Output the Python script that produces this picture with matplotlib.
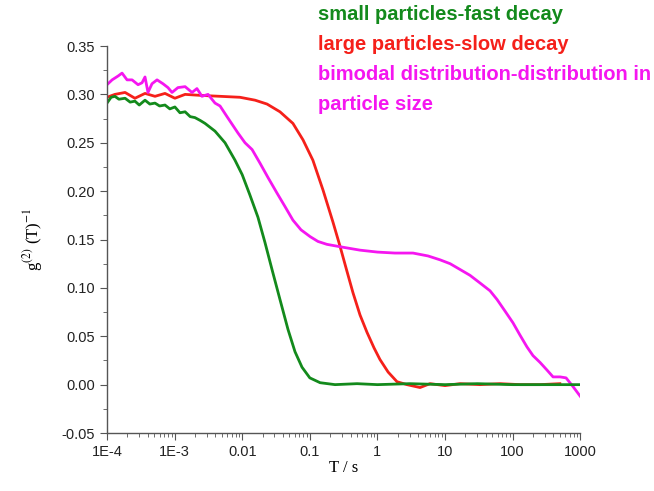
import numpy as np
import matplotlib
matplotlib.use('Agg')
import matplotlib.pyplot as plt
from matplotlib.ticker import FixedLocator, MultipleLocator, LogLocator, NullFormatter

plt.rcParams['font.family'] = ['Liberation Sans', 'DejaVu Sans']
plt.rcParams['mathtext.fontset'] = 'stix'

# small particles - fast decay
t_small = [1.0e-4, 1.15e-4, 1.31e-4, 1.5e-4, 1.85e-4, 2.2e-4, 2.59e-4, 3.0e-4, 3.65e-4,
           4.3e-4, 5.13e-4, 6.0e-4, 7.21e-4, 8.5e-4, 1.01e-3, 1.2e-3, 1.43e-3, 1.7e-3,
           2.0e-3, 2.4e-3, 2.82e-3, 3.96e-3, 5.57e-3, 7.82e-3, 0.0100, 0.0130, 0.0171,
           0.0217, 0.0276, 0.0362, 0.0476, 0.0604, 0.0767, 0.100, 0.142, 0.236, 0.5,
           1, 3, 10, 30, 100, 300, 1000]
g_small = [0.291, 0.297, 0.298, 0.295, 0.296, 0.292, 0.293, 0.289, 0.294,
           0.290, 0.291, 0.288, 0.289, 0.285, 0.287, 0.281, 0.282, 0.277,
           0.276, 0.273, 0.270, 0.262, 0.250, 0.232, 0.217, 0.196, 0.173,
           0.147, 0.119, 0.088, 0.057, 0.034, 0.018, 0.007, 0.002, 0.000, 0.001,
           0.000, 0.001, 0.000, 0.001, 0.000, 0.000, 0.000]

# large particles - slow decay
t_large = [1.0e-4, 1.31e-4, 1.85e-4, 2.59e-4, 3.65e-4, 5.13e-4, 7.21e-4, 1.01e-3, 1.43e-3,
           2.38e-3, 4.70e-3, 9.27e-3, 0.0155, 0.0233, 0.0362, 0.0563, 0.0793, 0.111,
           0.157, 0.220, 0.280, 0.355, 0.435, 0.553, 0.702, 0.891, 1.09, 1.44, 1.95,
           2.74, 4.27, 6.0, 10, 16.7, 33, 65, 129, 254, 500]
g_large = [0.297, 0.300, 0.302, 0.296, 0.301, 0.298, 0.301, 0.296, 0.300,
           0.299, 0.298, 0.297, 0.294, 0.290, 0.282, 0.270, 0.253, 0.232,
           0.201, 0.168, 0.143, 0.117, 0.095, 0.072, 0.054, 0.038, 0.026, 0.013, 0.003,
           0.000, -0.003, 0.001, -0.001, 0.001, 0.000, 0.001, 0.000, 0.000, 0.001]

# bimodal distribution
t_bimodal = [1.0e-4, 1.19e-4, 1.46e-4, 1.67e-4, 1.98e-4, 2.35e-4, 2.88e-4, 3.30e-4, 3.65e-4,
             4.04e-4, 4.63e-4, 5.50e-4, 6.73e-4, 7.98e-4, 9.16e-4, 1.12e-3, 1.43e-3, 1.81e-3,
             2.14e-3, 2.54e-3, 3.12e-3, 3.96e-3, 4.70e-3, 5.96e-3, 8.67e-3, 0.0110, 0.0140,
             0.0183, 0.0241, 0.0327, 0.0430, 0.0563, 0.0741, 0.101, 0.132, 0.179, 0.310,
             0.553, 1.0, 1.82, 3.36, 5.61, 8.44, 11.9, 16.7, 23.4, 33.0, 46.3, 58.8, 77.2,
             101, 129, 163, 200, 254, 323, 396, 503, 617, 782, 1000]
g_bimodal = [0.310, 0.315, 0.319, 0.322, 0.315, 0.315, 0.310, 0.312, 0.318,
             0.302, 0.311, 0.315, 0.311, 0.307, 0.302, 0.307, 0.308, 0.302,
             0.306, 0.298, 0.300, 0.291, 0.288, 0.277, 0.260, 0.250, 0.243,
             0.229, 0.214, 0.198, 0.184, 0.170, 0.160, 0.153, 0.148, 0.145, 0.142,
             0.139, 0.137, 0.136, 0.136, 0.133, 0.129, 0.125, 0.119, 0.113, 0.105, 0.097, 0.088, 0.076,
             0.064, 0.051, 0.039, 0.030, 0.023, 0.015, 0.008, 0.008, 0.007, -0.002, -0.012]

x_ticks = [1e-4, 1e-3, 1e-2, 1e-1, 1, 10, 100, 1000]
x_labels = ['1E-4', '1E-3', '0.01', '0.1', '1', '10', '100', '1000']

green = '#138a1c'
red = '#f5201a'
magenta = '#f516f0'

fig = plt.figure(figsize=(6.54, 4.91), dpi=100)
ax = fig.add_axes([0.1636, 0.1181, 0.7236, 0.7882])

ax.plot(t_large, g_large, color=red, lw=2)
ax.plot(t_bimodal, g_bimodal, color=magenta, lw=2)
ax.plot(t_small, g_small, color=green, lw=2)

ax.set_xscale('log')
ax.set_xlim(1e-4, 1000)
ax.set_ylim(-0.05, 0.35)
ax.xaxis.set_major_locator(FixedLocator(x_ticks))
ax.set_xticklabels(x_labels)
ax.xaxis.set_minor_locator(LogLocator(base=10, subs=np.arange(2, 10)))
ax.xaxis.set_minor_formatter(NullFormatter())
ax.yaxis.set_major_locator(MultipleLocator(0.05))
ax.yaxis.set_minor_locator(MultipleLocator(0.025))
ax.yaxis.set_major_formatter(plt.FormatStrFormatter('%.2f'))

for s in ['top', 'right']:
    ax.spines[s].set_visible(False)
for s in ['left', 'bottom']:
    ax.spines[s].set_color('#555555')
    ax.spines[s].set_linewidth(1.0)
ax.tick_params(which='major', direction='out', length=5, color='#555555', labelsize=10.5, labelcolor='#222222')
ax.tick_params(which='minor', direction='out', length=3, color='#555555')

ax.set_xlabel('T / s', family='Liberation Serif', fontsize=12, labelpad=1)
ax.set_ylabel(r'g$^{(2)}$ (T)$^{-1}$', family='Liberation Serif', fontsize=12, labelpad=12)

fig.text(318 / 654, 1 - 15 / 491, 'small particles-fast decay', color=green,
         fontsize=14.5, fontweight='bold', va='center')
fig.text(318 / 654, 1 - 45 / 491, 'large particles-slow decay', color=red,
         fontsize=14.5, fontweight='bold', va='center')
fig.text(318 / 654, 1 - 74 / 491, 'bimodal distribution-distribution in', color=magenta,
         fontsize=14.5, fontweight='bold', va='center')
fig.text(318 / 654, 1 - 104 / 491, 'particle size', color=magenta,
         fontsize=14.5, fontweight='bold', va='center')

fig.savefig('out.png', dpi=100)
---
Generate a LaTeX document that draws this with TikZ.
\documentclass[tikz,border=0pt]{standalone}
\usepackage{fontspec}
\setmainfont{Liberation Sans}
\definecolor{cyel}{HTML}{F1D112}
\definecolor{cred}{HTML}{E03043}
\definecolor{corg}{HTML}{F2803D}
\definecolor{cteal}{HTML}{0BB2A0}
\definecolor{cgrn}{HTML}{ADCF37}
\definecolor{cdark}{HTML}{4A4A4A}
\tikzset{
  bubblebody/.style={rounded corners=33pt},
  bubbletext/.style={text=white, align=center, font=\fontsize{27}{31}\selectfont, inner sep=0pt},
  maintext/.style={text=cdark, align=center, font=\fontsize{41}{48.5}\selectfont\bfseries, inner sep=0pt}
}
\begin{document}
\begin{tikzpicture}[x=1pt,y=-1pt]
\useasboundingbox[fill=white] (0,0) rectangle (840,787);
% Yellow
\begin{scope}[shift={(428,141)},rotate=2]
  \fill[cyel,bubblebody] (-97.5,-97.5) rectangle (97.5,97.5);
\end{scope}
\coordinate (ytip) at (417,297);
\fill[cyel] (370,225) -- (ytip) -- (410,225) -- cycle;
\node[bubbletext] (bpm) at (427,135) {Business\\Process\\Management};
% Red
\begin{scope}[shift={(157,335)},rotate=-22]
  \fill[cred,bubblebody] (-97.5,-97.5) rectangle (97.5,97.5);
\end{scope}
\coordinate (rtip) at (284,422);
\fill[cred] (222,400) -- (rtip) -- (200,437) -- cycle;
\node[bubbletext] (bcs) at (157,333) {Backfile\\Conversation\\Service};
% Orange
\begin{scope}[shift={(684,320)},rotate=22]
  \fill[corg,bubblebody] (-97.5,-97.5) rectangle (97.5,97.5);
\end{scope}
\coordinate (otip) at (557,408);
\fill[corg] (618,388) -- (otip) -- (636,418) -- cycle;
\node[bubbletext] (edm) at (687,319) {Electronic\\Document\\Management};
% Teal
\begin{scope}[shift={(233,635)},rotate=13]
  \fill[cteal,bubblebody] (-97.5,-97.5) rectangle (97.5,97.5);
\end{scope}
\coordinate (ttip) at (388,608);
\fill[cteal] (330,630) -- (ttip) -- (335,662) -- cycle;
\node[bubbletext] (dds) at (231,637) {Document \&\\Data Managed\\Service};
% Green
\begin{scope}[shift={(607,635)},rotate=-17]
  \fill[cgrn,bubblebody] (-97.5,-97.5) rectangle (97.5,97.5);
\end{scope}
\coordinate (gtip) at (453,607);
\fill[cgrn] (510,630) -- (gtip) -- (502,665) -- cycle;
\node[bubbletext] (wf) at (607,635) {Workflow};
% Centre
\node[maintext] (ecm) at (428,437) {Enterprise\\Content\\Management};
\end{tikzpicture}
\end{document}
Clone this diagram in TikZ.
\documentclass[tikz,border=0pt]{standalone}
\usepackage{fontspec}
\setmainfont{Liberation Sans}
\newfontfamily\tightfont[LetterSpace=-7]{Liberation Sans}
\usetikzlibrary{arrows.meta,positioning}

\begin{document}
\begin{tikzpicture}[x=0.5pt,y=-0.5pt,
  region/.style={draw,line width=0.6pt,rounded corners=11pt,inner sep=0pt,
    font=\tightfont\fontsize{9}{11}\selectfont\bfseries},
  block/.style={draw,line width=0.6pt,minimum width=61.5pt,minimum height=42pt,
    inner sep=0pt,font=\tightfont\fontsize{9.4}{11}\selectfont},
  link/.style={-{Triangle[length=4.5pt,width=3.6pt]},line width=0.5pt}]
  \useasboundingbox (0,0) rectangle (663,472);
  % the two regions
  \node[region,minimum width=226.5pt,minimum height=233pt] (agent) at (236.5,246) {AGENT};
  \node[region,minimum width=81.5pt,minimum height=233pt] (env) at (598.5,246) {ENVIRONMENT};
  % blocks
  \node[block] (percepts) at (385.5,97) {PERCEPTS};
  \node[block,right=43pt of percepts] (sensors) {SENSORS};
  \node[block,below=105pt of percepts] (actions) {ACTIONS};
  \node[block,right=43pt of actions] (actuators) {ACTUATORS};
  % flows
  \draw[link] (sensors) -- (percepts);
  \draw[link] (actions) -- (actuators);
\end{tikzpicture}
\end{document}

→ Required work: Leave out the pictures and give again exactly the lines from the one with "Output the Python" through the one with "plt.rcParams['mathtext.fontset'] = 'stix'", and no others.

→ Solution for this exercise:
Output the Python script that produces this picture with matplotlib.
import numpy as np
import matplotlib
matplotlib.use('Agg')
import matplotlib.pyplot as plt
from matplotlib.ticker import FixedLocator, MultipleLocator, LogLocator, NullFormatter

plt.rcParams['font.family'] = ['Liberation Sans', 'DejaVu Sans']
plt.rcParams['mathtext.fontset'] = 'stix'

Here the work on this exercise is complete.